I also visited a food banks 3 Times in my training and currently have bailiffs attend my address.
One day they attended, Im driving into work, working under the emergency standards
The bit in bold is a direct quote from a newly qualified nurse. The NHS is 40,000 nurses short because people can’t afford to be trained.
This is O/T but I'm really not sure why nurses need degrees anyway. My wife trained as a nurse in the 1980s and nobody had degrees, a lot had just left school with 'O' levels.
Apart from being one of the top nations in the world in terms of donating to charity and volunteering?
16,000 people in the Borough of Worthing below the food poverty threshold according to DWP figures, at a 5th of the 21 st century gone that’s nothing short of disgusting.
For all my usual detractors in the NSC knitting circle, this is not click bait, just someone approaching his 60s wondering where our generation went wrong?
This is nothing to be proud of; Id rather a nation doesn’t need to rely on charity to look after its own.
When I bought my first flat in 1990 I wish the mortgage was 70% of my wages or £700, it wasn’t the interest rate was 11%. I was earning basic £800 and my mortgage was £840. I had to do all the overtime I could just to pay the bills.
The point I make is it was bloody hard back then for most.
This is nothing to be proud of; Id rather a nation doesn’t need to rely on charity to look after its own.
As someone in his 30's I can say with absolute certainty that the struggles people my age and younger are experiencing is almost exclusively down to the cost of living in a home.
Cost of actually buying a property is insane and unreachable for many... so these many are stuck with renting which bizarrely is even worse, both in the long and short term.
If people are spending 70% of their wages on rent, or the fortunate few spend £40k of their life savings and then £700pm on a shitty studio flat at their late 20's... it's not surprising that so many find themselves below the food poverty threshold at some time.
Your generation went wrong by seeing property as an investment rather than a necessity... and voting in the politicians that not only allowed it to happen, but encouraged it.

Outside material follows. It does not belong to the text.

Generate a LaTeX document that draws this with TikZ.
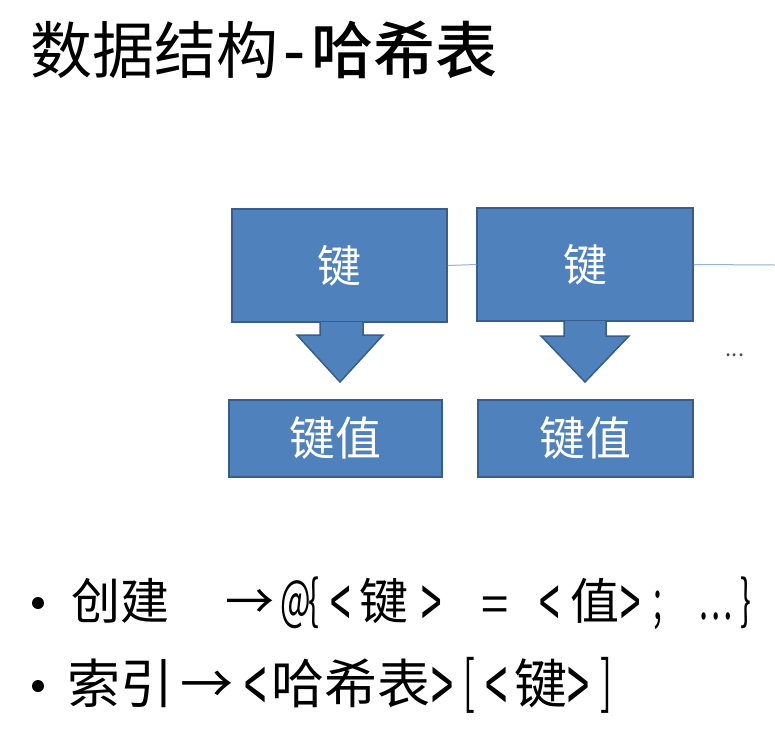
\documentclass[tikz,border=0pt]{standalone}
\usepackage{fontspec}
\setmainfont{Noto Sans CJK SC}
\newfontfamily\titlebold{Noto Sans CJK SC Medium}
\newfontfamily\narrow[Scale=1.1,FakeStretch=0.6]{Noto Sans CJK SC}
\newfontfamily\narrowbig[Scale=1.5,FakeStretch=0.5]{Noto Sans CJK SC}
\definecolor{boxblue}{RGB}{79,129,189}
\definecolor{boxedge}{RGB}{56,93,138}
\definecolor{linkblue}{RGB}{150,178,214}
% put #2 centred at x = #1 (line nodes start at x = 0)
\newcommand\putc[2]{\makebox[0pt][l]{\hspace*{#1pt}\makebox[0pt]{#2}}}
\newcommand\putn[2]{\putc{#1}{\narrow #2}}
\newcommand\putm[2]{\putc{#1}{\narrowbig\raisebox{-0.14em}{#2}}}
\tikzset{
  keybox/.style={draw=boxedge,fill=boxblue,line width=1.5pt,text=white,
    inner sep=0pt,font=\fontsize{44}{44}\selectfont},
  downarrow/.style={draw=boxedge,fill=boxblue,line width=1.5pt,line join=miter},
  link/.style={draw=linkblue,line width=1pt},
  bulletdot/.style={circle,fill=black,inner sep=0pt,minimum size=12pt},
  linetext/.style={anchor=base west,inner sep=0pt},
}
\begin{document}
\begin{tikzpicture}[x=1pt,y=-1pt]
\useasboundingbox[fill=white] (0,0) rectangle (775,729);

\node[anchor=base west,inner sep=0pt,font=\fontsize{62}{62}\selectfont] (title) at (30,73)
  {数据结构{\titlebold\hspace{5pt}-\hspace{6pt}哈希表}};

\node[keybox,minimum width=215pt,minimum height=113pt] (key1) at (339.5,265.5) {键};
\node[keybox,minimum width=216pt,minimum height=113pt] (key2) at (585,264.5) {键};
\node[keybox,minimum width=213pt,minimum height=77pt,font=\fontsize{46}{46}\selectfont] (val1) at (335.5,438.5) {键值};
\node[keybox,minimum width=215pt,minimum height=77pt,font=\fontsize{46}{46}\selectfont] (val2) at (585.5,438.5) {键值};

\draw[downarrow] (320,322) -- (320,335) -- (297,335) -- (340,382) -- (383,335) -- (363,335) -- (363,322);
\draw[downarrow] (564,321) -- (564,336) -- (541,336) -- (585,382) -- (629,336) -- (606,336) -- (606,321);

\coordinate (more) at (775,265);
\draw[link] (key1.east) -- (key2.west);
\draw[link] (key2.east) -- (more);
\node[inner sep=0pt,text=black!70,font=\fontsize{22}{22}\selectfont] (gap) at (735,355) {...};

\node[bulletdot] (dot1) at (38,603) {};
\node[linetext,font=\fontsize{49}{49}\selectfont] (create) at (0,619)
  {\putc{120}{创建}\putc{249}{→}\putn{295}{@}\putn{313}{\{}\putm{340}{<}\putc{383}{键}%
   \putm{431}{>}\putc{494}{\raisebox{-3pt}{=}}\putm{549}{<}\putc{594}{值}\putm{630}{>}\putn{657}{;}%
   \putn{715}{…}\putn{745}{\}}};
\node[bulletdot] (dot2) at (38,686) {};
\node[linetext,font=\fontsize{53}{53}\selectfont] (index) at (0,703)
  {\putc{120}{索引}\putc{206}{→}\putm{255}{<}\putc{350}{哈希表}\putm{442}{>}\putn{469}{[}%
   \putm{496}{<}\putc{540}{键}\putm{578}{>}\putn{606}{]}};
\end{tikzpicture}
\end{document}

This is O/T but I'm really not sure why nurses need degrees anyway. My wife trained as a nurse in the 1980s and nobody had degrees, a lot had just left school with 'O' levels. They try to say "Oh nursing is a lot more sophisticated now" but it really isn't, it's just the education industry wanting to sell more product. My wife said the only real difference between when she started and when she finished (she took early retirement a few years ago when the stress of working for the NHS in Brighton finally wore her down) was there was much more administration to do. And of course it's all computerised which it wasn't when she started - but you don't need a degree to use a computer.
it's the consequence of 40 years of Thatcherite policies, selling off social housing stock, not building enough new homes, selling off the country's assets and generally moving the country's social wealth to the private sector, all factors which have caused a housing shortage and cost of living crisis
Only way to solve it is siesmic political change and higher tax regime
Back on topic, greedy landlords, student housing, second homes for investment, have pushed rents up so high, with wages staying low, so people now need working tax credits just to live.